> _DATA PROVIDED_
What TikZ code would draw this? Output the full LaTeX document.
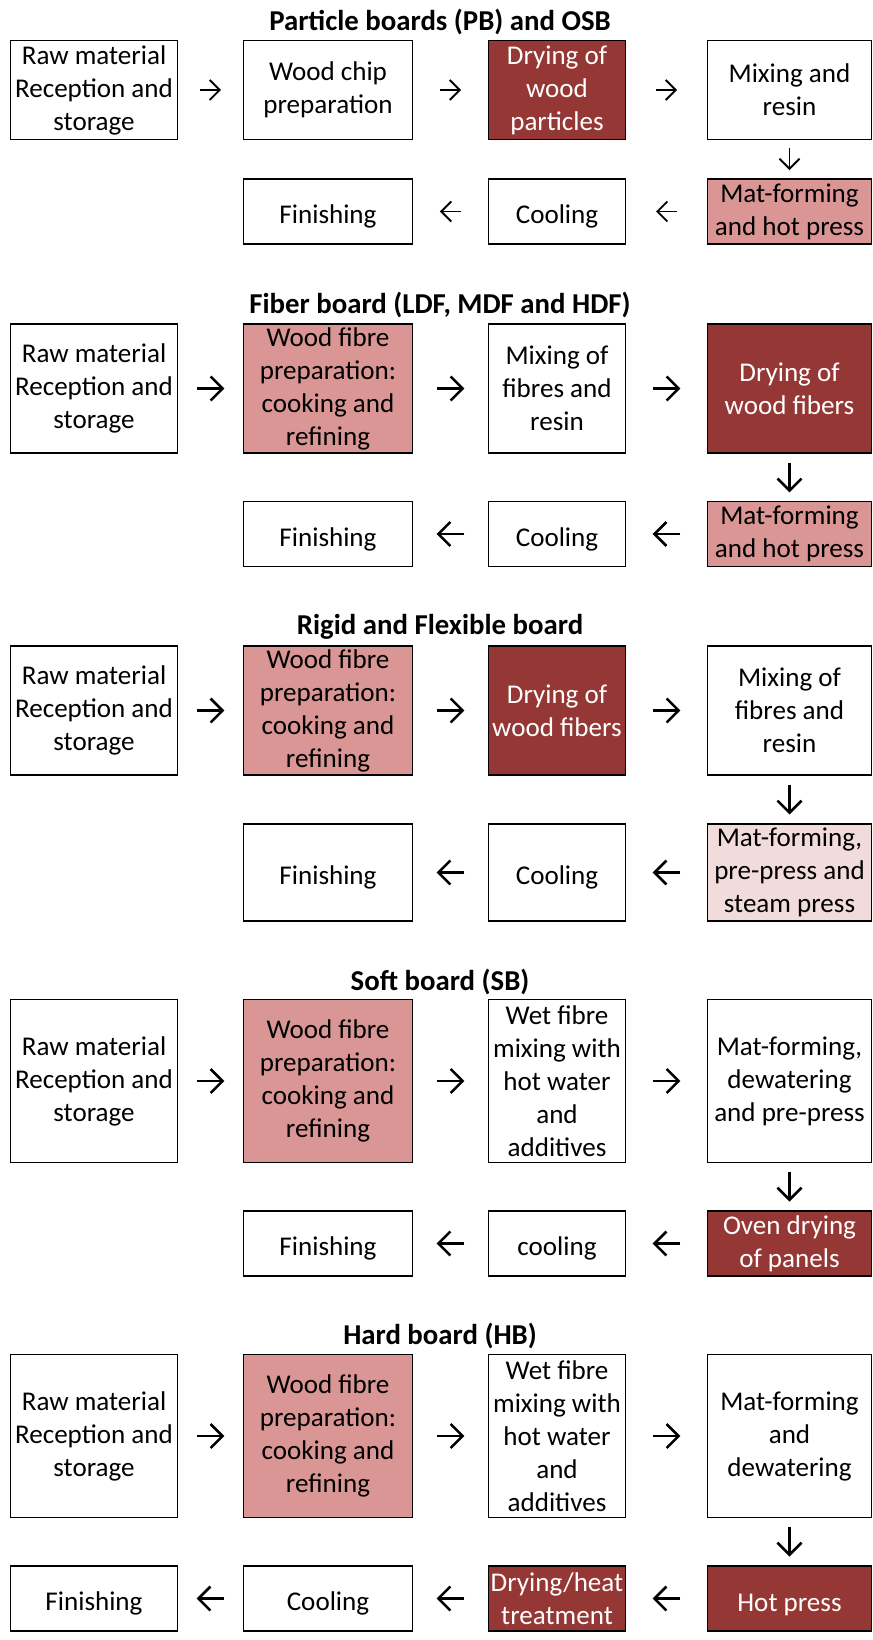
\documentclass[tikz,border=0pt]{standalone}
\usepackage{fontspec}
\setmainfont{Carlito}
\usetikzlibrary{arrows.meta}
\definecolor{darkred}{HTML}{953735}
\definecolor{midpink}{HTML}{D99694}
\definecolor{palepink}{HTML}{F2DCDB}
\newcommand{\boxfont}{\fontsize{20.3}{24.75}\selectfont}
\newcommand{\titlefont}{\fontsize{21.6}{26}\selectfont\bfseries}

\begin{document}
\begin{tikzpicture}[x=0.75pt,y=-0.75pt,
    box/.style={draw=black,line width=1.2pt,fill=white,align=center,inner sep=0pt,font=\boxfont,
      execute at begin node={\rule{0pt}{22pt}}},
    dark/.style={box,fill=darkred,text=white},
    mid/.style={box,fill=midpink},
    pale/.style={box,fill=palepink},
    colA/.style={minimum width=125pt},
    colB/.style={minimum width=126.5pt},
    colC/.style={minimum width=102.5pt},
    colD/.style={minimum width=122.75pt},
    title/.style={font=\titlefont},
    smallarr/.style={-{Straight Barb[length=7.5pt,width=15pt]},line width=1.4pt},
    bigarr/.style={-{Straight Barb[length=9pt,width=18pt]},line width=1.9pt},
    short/.style={shorten <=#1,shorten >=#1}]
    \useasboundingbox (0,0) rectangle (873,1640);

    % Particle boards
    \node[title] (t1) at (440,22) {Particle boards (PB) and OSB};
    \node[box,colA,minimum height=74pt] (praw) at (94,90) {Raw material\\Reception and\\storage};
    \node[box,colB,minimum height=74pt] (pchip) at (328,90) {Wood chip\\preparation};
    \node[dark,colC,minimum height=74pt] (pdry) at (557,90) {Drying of\\wood\\particles};
    \node[box,colD,minimum height=74pt] (pmix) at (789.5,90) {Mixing and\\resin};
    \node[mid,colD,minimum height=49pt] (ppress) at (789.5,211.5) {Mat-forming\\and hot press};
    \node[box,colC,minimum height=49pt] (pcool) at (557,211.5) {Cooling};
    \node[box,colB,minimum height=49pt] (pfin) at (328,211.5) {Finishing};
    \draw[smallarr,short=16.4pt] (praw) -- (pchip);
    \draw[smallarr,short=20.1pt] (pchip) -- (pdry);
    \draw[smallarr,short=22.4pt] (pdry) -- (pmix);
    \draw[smallarr,short=6pt] (pmix) -- (ppress);
    \draw[smallarr,short=22.4pt] (ppress) -- (pcool);
    \draw[smallarr,short=20.1pt] (pcool) -- (pfin);

    % Fiber board
    \node[title] (t2) at (440,305) {Fiber board (LDF, MDF and HDF)};
    \node[box,colA,minimum height=97pt] (fraw) at (94,388.5) {Raw material\\Reception and\\storage};
    \node[mid,colB,minimum height=97pt] (fprep) at (328,388.5) {Wood fibre\\preparation:\\cooking and\\refining};
    \node[box,colC,minimum height=97pt] (fmix) at (557,388.5) {Mixing of\\fibres and\\resin};
    \node[dark,colD,minimum height=97pt] (fdry) at (789.5,388.5) {Drying of\\wood fibers};
    \node[mid,colD,minimum height=48.5pt] (fpress) at (789.5,534) {Mat-forming\\and hot press};
    \node[box,colC,minimum height=48.5pt] (fcool) at (557,534) {Cooling};
    \node[box,colB,minimum height=48.5pt] (ffin) at (328,534) {Finishing};
    \draw[bigarr,short=13.9pt] (fraw) -- (fprep);
    \draw[bigarr,short=17.6pt] (fprep) -- (fmix);
    \draw[bigarr,short=19.9pt] (fmix) -- (fdry);
    \draw[bigarr,short=6.4pt] (fdry) -- (fpress);
    \draw[bigarr,short=19.9pt] (fpress) -- (fcool);
    \draw[bigarr,short=17.6pt] (fcool) -- (ffin);

    % Rigid and flexible board
    \node[title] (t3) at (440,627) {Rigid and Flexible board};
    \node[box,colA,minimum height=97pt] (rraw) at (94,710.5) {Raw material\\Reception and\\storage};
    \node[mid,colB,minimum height=97pt] (rprep) at (328,710.5) {Wood fibre\\preparation:\\cooking and\\refining};
    \node[dark,colC,minimum height=97pt] (rdry) at (557,710.5) {Drying of\\wood fibers};
    \node[box,colD,minimum height=97pt] (rmix) at (789.5,710.5) {Mixing of\\fibres and\\resin};
    \node[pale,colD,minimum height=73pt] (rpress) at (789.5,872.5) {Mat-forming,\\pre-press and\\steam press};
    \node[box,colC,minimum height=73pt] (rcool) at (557,872.5) {Cooling};
    \node[box,colB,minimum height=73pt] (rfin) at (328,872.5) {Finishing};
    \draw[bigarr,short=13.9pt] (rraw) -- (rprep);
    \draw[bigarr,short=17.6pt] (rprep) -- (rdry);
    \draw[bigarr,short=19.9pt] (rdry) -- (rmix);
    \draw[bigarr,short=6.4pt] (rmix) -- (rpress);
    \draw[bigarr,short=19.9pt] (rpress) -- (rcool);
    \draw[bigarr,short=17.6pt] (rcool) -- (rfin);

    % Soft board
    \node[title] (t4) at (440,982) {Soft board (SB)};
    \node[box,colA,minimum height=122pt] (sraw) at (94,1081) {Raw material\\Reception and\\storage};
    \node[mid,colB,minimum height=122pt] (sprep) at (328,1081) {Wood fibre\\preparation:\\cooking and\\refining};
    \node[box,colC,minimum height=122pt] (swet) at (557,1081) {Wet fibre\\mixing with\\hot water\\and\\additives};
    \node[box,colD,minimum height=122pt] (smat) at (789.5,1081) {Mat-forming,\\dewatering\\and pre-press};
    \node[dark,colD,minimum height=49pt] (soven) at (789.5,1243.5) {Oven drying\\of panels};
    \node[box,colC,minimum height=49pt] (scool) at (557,1243.5) {cooling};
    \node[box,colB,minimum height=49pt] (sfin) at (328,1243.5) {Finishing};
    \draw[bigarr,short=13.9pt] (sraw) -- (sprep);
    \draw[bigarr,short=17.6pt] (sprep) -- (swet);
    \draw[bigarr,short=19.9pt] (swet) -- (smat);
    \draw[bigarr,short=6.4pt] (smat) -- (soven);
    \draw[bigarr,short=19.9pt] (soven) -- (scool);
    \draw[bigarr,short=17.6pt] (scool) -- (sfin);

    % Hard board
    \node[title] (t5) at (440,1336) {Hard board (HB)};
    \node[box,colA,minimum height=122pt] (hraw) at (94,1436) {Raw material\\Reception and\\storage};
    \node[mid,colB,minimum height=122pt] (hprep) at (328,1436) {Wood fibre\\preparation:\\cooking and\\refining};
    \node[box,colC,minimum height=122pt] (hwet) at (557,1436) {Wet fibre\\mixing with\\hot water\\and\\additives};
    \node[box,colD,minimum height=122pt] (hmat) at (789.5,1436) {Mat-forming\\and\\dewatering};
    \node[dark,colD,minimum height=49pt] (hpress) at (789.5,1598.5) {Hot press};
    \node[dark,colC,minimum height=49pt] (hheat) at (557,1598.5) {Drying/heat\\treatment};
    \node[box,colB,minimum height=49pt] (hcool) at (328,1598.5) {Cooling};
    \node[box,colA,minimum height=49pt] (hfin) at (94,1598.5) {Finishing};
    \draw[bigarr,short=13.9pt] (hraw) -- (hprep);
    \draw[bigarr,short=17.6pt] (hprep) -- (hwet);
    \draw[bigarr,short=19.9pt] (hwet) -- (hmat);
    \draw[bigarr,short=6.4pt] (hmat) -- (hpress);
    \draw[bigarr,short=19.9pt] (hpress) -- (hheat);
    \draw[bigarr,short=17.6pt] (hheat) -- (hcool);
    \draw[bigarr,short=13.9pt] (hcool) -- (hfin);
\end{tikzpicture}
\end{document}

> _INSTRUCTION_
Everything from the first line to the line with "(0,0) rectangle (873,1640);" must be repeated exactly, and nothing else. Leave the pictures out.

> _WRITTEN RESPONSE_
What TikZ code would draw this? Output the full LaTeX document.
\documentclass[tikz,border=0pt]{standalone}
\usepackage{fontspec}
\setmainfont{Carlito}
\usetikzlibrary{arrows.meta}
\definecolor{darkred}{HTML}{953735}
\definecolor{midpink}{HTML}{D99694}
\definecolor{palepink}{HTML}{F2DCDB}
\newcommand{\boxfont}{\fontsize{20.3}{24.75}\selectfont}
\newcommand{\titlefont}{\fontsize{21.6}{26}\selectfont\bfseries}

\begin{document}
\begin{tikzpicture}[x=0.75pt,y=-0.75pt,
    box/.style={draw=black,line width=1.2pt,fill=white,align=center,inner sep=0pt,font=\boxfont,
      execute at begin node={\rule{0pt}{22pt}}},
    dark/.style={box,fill=darkred,text=white},
    mid/.style={box,fill=midpink},
    pale/.style={box,fill=palepink},
    colA/.style={minimum width=125pt},
    colB/.style={minimum width=126.5pt},
    colC/.style={minimum width=102.5pt},
    colD/.style={minimum width=122.75pt},
    title/.style={font=\titlefont},
    smallarr/.style={-{Straight Barb[length=7.5pt,width=15pt]},line width=1.4pt},
    bigarr/.style={-{Straight Barb[length=9pt,width=18pt]},line width=1.9pt},
    short/.style={shorten <=#1,shorten >=#1}]
    \useasboundingbox (0,0) rectangle (873,1640);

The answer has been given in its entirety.